Agronomists are key players in promoting environmental sustainability in agriculture. Their work is centred on advising farmers and agriculture businesses on how to optimize their production practices to minimize environmental impacts while improving crop yields and profitability. Agronomists are involved in various aspects of agricultural production, from soil and crop management to water and pest management, and they use their expertise to develop customized solutions that are tailored to the needs of their clients.

One of the primary ways that agronomists promote environmental sustainability in agriculture is through soil management. They help farmers optimize soil fertility, structure, and nutrient balance to ensure healthy crops and minimize erosion, water pollution, and greenhouse gas emissions. Agronomists also advise farmers on practices such as crop rotation, cover cropping, and intercropping, which can improve soil health, reduce pest and disease pressure, and enhance biodiversity on farms.

Water management is another area where agronomists significantly contribute to environmental sustainability. They help farmers optimize irrigation systems, reduce water use, and prevent water pollution by implementing practices such as precision irrigation, mulching, and water-conserving crops. Agronomists also promote integrated pest management (IPM) practices that rely on natural pest control methods, such as crop diversity, biological control agents, and cultural practices, rather than chemical pesticides.

Finally, agronomists help farmers reduce their carbon footprint by optimizing farm energy use, promoting renewable energy sources, and reducing fossil fuel use in farming operations. By promoting sustainable practices that improve soil health, conserve water, reduce waste, and promote biodiversity, agronomists play a crucial role in addressing some of the most pressing environmental challenges of our time, such as climate change, soil degradation, and biodiversity loss.

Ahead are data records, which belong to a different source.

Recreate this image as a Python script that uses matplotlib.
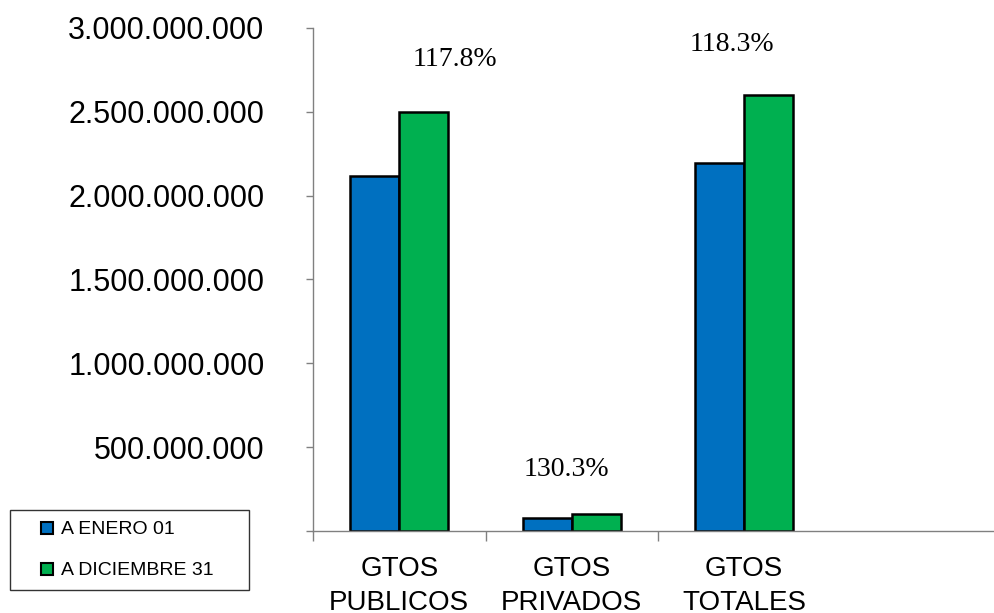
import matplotlib.pyplot as plt
from matplotlib.lines import Line2D
from matplotlib.ticker import FuncFormatter

categories = ["GTOS\nPUBLICOS", "GTOS\nPRIVADOS", "GTOS\nTOTALES"]
series_names = ["A ENERO 01", "A DICIEMBRE 31"]
enero = [2120000000, 76500000, 2196500000]
diciembre = [2498000000, 99700000, 2597700000]
pct_labels = ["117.8%", "130.3%", "118.3%"]
pct_pos = [(0.32, 2.81e9), (0.97, 0.364e9), (1.93, 2.90e9)]

colors = ["#0070C0", "#00B050"]

fig = plt.figure(figsize=(9.95, 6.13), dpi=100)
ax = fig.add_axes([0.3146, 0.1338, 0.6854, 0.8206])

w = 0.285
x = range(len(categories))
ax.bar([i - w / 2 for i in x], enero, w, color=colors[0], edgecolor="black", linewidth=1.8)
ax.bar([i + w / 2 for i in x], diciembre, w, color=colors[1], edgecolor="black", linewidth=1.8)

for txt, (px, py) in zip(pct_labels, pct_pos):
    ax.text(px, py, txt, ha="center", va="center", fontsize=20, family="Liberation Serif")

ax.set_xlim(-0.5, 3.454)
ax.set_ylim(0, 3e9)

# y axis
ax.set_yticks([0, 5e8, 1e9, 1.5e9, 2e9, 2.5e9, 3e9])
ax.yaxis.set_major_formatter(FuncFormatter(lambda v, p: "" if v == 0 else f"{int(v):,}".replace(",", ".")))
ax.tick_params(axis="y", length=5, width=1, color="#808080", pad=30, labelsize=22)
for lab in ax.get_yticklabels():
    lab.set_family("Liberation Sans")

# x axis: labels at centers, ticks at boundaries
ax.set_xticks(list(x))
ax.set_xticklabels(categories, fontsize=20, family="Liberation Sans", linespacing=1.4)
ax.tick_params(axis="x", which="major", length=0, pad=18)
ax.set_xticks([-0.5, 0.5, 1.5], minor=True)
ax.tick_params(axis="x", which="minor", length=7, width=1, color="#808080")

for s in ["top", "right"]:
    ax.spines[s].set_visible(False)
for s in ["left", "bottom"]:
    ax.spines[s].set_color("#808080")
    ax.spines[s].set_linewidth(1)

handles = [Line2D([], [], linestyle="none", marker="s", markersize=8, markerfacecolor=c,
                  markeredgecolor="black", markeredgewidth=1.5) for c in colors]
leg = fig.legend(handles, series_names, loc="lower left",
                 bbox_to_anchor=(0.01, 0.0375, 0.24, 0.139), mode="expand",
                 prop={"family": "Liberation Sans", "size": 14}, frameon=True,
                 fancybox=False, borderpad=0.55, labelspacing=1.2,
                 handlelength=2.7, handletextpad=-0.6, borderaxespad=0)
leg.get_frame().set_edgecolor("black")
leg.get_frame().set_linewidth(1)

fig.savefig("out.png", dpi=100)
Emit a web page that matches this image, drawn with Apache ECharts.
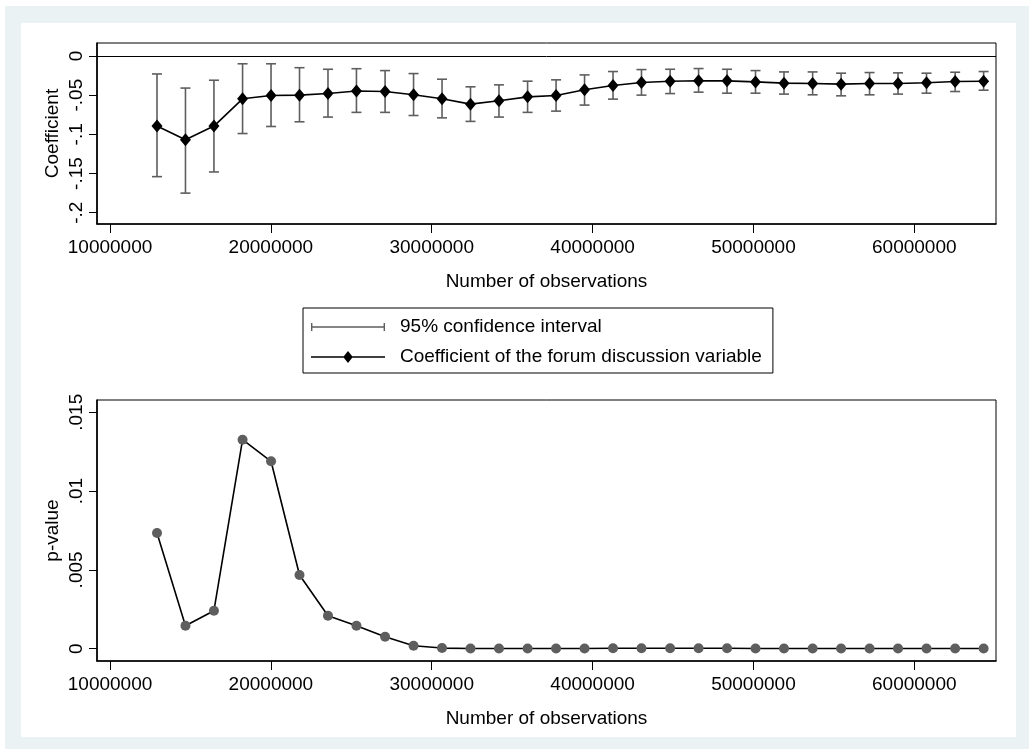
<!DOCTYPE html>
<html><head><meta charset="utf-8">
<script src="https://cdn.jsdelivr.net/npm/echarts@6/dist/echarts.min.js"></script>
<style>html,body{margin:0;padding:0;background:#fff}#c{width:1029px;height:749px}</style>
</head><body><div id="c"></div>
<script>
// ---- data ----
const observations = [12920000,14690000,16460000,18240000,20010000,21780000,23550000,25320000,27100000,28870000,
  30640000,32410000,34180000,35960000,37730000,39500000,41270000,43040000,44820000,46590000,
  48360000,50130000,51900000,53680000,55450000,57220000,58990000,60760000,62540000,64310000];
const coefficients = [-0.0895,-0.107,-0.0895,-0.0547,-0.0505,-0.0500,-0.0480,-0.0448,-0.0454,-0.0496,
  -0.0547,-0.0615,-0.0572,-0.0522,-0.0505,-0.0432,-0.0377,-0.0339,-0.0322,-0.0316,
  -0.0318,-0.0331,-0.0347,-0.0352,-0.0360,-0.0352,-0.0352,-0.0343,-0.0326,-0.0322];
const ciLower = [-0.154,-0.175,-0.148,-0.099,-0.090,-0.084,-0.078,-0.072,-0.072,-0.076,
  -0.079,-0.0835,-0.078,-0.072,-0.0704,-0.0627,-0.0551,-0.050,-0.048,-0.0462,
  -0.0475,-0.0475,-0.0487,-0.0496,-0.0509,-0.0496,-0.0487,-0.0475,-0.0454,-0.0437];
const ciUpper = [-0.023,-0.041,-0.031,-0.010,-0.010,-0.015,-0.017,-0.0163,-0.0187,-0.0225,
  -0.0297,-0.0394,-0.0369,-0.0322,-0.0305,-0.0242,-0.0199,-0.0174,-0.017,-0.0161,
  -0.017,-0.0187,-0.0204,-0.0204,-0.022,-0.0212,-0.0216,-0.022,-0.0208,-0.0199];
const pValues = [0.00734,0.00146,0.00241,0.01326,0.01189,0.00468,0.00209,0.00146,0.00076,0.00019,
  0.00004,0.00001,0.00001,0.00001,0.00001,0.00001,0.00003,0.00003,0.00003,0.00003,
  0.00003,0.00001,0.00001,0.00001,0.00001,0.00001,0.00001,0.00001,0.00001,0.00001];
const xTicks = [10000000,20000000,30000000,40000000,50000000,60000000];
const coefTicks = [-0.2,-0.15,-0.1,-0.05,0];
const pTicks = [0,0.005,0.01,0.015];
const legendNames = ['95% confidence interval','Coefficient of the forum discussion variable'];
const xTitle = 'Number of observations';

// ---- styling ----
const FONT = 'Liberation Sans, Arial, Helvetica, sans-serif';
const FS = 19;
const CI_COLOR = '#5e5e5e';
const P_COLOR = '#5e5e5e';

function stataFmt(v){
  if (Math.abs(v) < 1e-12) return '0';
  let s = String(+v.toFixed(4));
  return s.replace(/^(-?)0\./, '$1.');
}

function xAxisCfg(gridIndex){
  return {
    type:'value', gridIndex, min:9190000, max:65080000,
    axisLine:{show:true, onZero:false, lineStyle:{color:'#000', width:1.6}},
    axisTick:{show:true, length:9, lineStyle:{color:'#000', width:1}, customValues:xTicks},
    axisLabel:{show:true, margin:14, color:'#000', fontSize:FS, fontFamily:FONT, customValues:xTicks,
      formatter:v=>String(Math.round(v))},
    splitLine:{show:false},
    name:xTitle, nameLocation:'middle', nameGap:48, nameMoveOverlap:false,
    nameTextStyle:{color:'#000', fontSize:FS, fontFamily:FONT}
  };
}
function yAxisCfg(gridIndex, min, max, ticks, name, gap){
  return {
    type:'value', gridIndex, min, max,
    axisLine:{show:true, onZero:false, lineStyle:{color:'#000', width:1.6}},
    axisTick:{show:true, length:8, lineStyle:{color:'#000', width:1}, customValues:ticks},
    axisLabel:{show:true, rotate:90, margin:11, color:'#000', fontSize:FS, fontFamily:FONT, customValues:ticks,
      formatter:stataFmt},
    splitLine:{show:false},
    name, nameLocation:'middle', nameGap:gap, nameMoveOverlap:false,
    nameTextStyle:{color:'#000', fontSize:FS, fontFamily:FONT}
  };
}

const iconCI = 'path://M0,0 L1.4,0 L1.4,3.3 L72.6,3.3 L72.6,0 L74,0 L74,8 L72.6,8 L72.6,4.7 L1.4,4.7 L1.4,8 L0,8 Z';
const iconCoef = 'path://M0,5.3 L32.8,5.3 L37,0 L41.2,5.3 L74,5.3 L74,6.7 L41.2,6.7 L37,12 L32.8,6.7 L0,6.7 Z';

const chart = echarts.init(document.getElementById('c'), null, {renderer:'canvas'});
chart.setOption({
  animation:false,
  backgroundColor:'#ffffff',
  graphic:[
    {type:'rect', z:-10, silent:true, shape:{x:5, y:6, width:1024, height:743}, style:{fill:'#eaf2f3'}},
    {type:'rect', z:-9, silent:true, shape:{x:21, y:23, width:995, height:714}, style:{fill:'#ffffff'}}
  ],
  grid:[
    {left:97, top:43, right:33, height:181, show:true, borderColor:'#000', borderWidth:1, backgroundColor:'#fff'},
    {left:97, top:400, right:33, height:261, show:true, borderColor:'#000', borderWidth:1, backgroundColor:'#fff'}
  ],
  xAxis:[xAxisCfg(0), xAxisCfg(1)],
  yAxis:[
    yAxisCfg(0, -0.2144, 0.0165, coefTicks, 'Coefficient', 35),
    yAxisCfg(1, -0.00078, 0.01578, pTicks, 'p-value', 35)
  ],
  legend:{
    left:303, top:308, orient:'vertical', selectedMode:false,
    backgroundColor:'#fff', borderColor:'#000', borderWidth:1, borderRadius:0,
    padding:[8, 11, 5, 8], itemGap:8, itemWidth:74, itemHeight:12,
    textStyle:{color:'#000', fontSize:FS, fontFamily:FONT, lineHeight:22, padding:[0,0,0,10]},
    data:[
      {name:legendNames[0], icon:iconCI, itemStyle:{color:CI_COLOR}},
      {name:legendNames[1], icon:iconCoef, itemStyle:{color:'#000'}}
    ]
  },
  series:[
    {
      name:legendNames[0], type:'custom', xAxisIndex:0, yAxisIndex:0,
      itemStyle:{color:CI_COLOR},
      encode:{x:0, y:[1,2]},
      data:observations.map((x,i)=>[x, ciLower[i], ciUpper[i]]),
      renderItem:function(params, api){
        const x = api.value(0), lo = api.value(1), hi = api.value(2);
        const a = api.coord([x, lo]), b = api.coord([x, hi]);
        const w = 5;
        const st = {stroke:CI_COLOR, lineWidth:1.6, fill:null};
        return {type:'group', children:[
          {type:'line', shape:{x1:a[0], y1:a[1], x2:b[0], y2:b[1]}, style:st},
          {type:'line', shape:{x1:a[0]-w, y1:a[1], x2:a[0]+w, y2:a[1]}, style:st},
          {type:'line', shape:{x1:b[0]-w, y1:b[1], x2:b[0]+w, y2:b[1]}, style:st}
        ]};
      },
      z:2
    },
    {
      name:legendNames[1], type:'line', xAxisIndex:0, yAxisIndex:0,
      data:observations.map((x,i)=>[x, coefficients[i]]),
      symbol:'diamond', symbolSize:[11,13], showSymbol:true,
      lineStyle:{color:'#000', width:1.6}, itemStyle:{color:'#000'},
      markLine:{silent:true, symbol:['none','none'], label:{show:false},
        lineStyle:{color:'#000', width:1, type:'solid'}, data:[{yAxis:0}]},
      z:3
    },
    {
      name:'p-value', type:'line', xAxisIndex:1, yAxisIndex:1,
      data:observations.map((x,i)=>[x, pValues[i]]),
      symbol:'circle', symbolSize:10, showSymbol:true,
      lineStyle:{color:'#000', width:1.6}, itemStyle:{color:P_COLOR},
      z:3
    }
  ]
});
</script>
</body></html>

Occupational Classification

Agronomists are classified in the following occupational grouping:

NOC Code: 21112 – Agricultural representatives, consultants and specialists

What is an NOC Code?

The National Occupation Classification (NOC) provides a standardized language for describing the work performed by Canadians in the labour market. It gives statisticians, labour market analysts, career counsellors, employers, and individual job seekers a consistent way to collect data and describe and understand the nature of work within different occupations.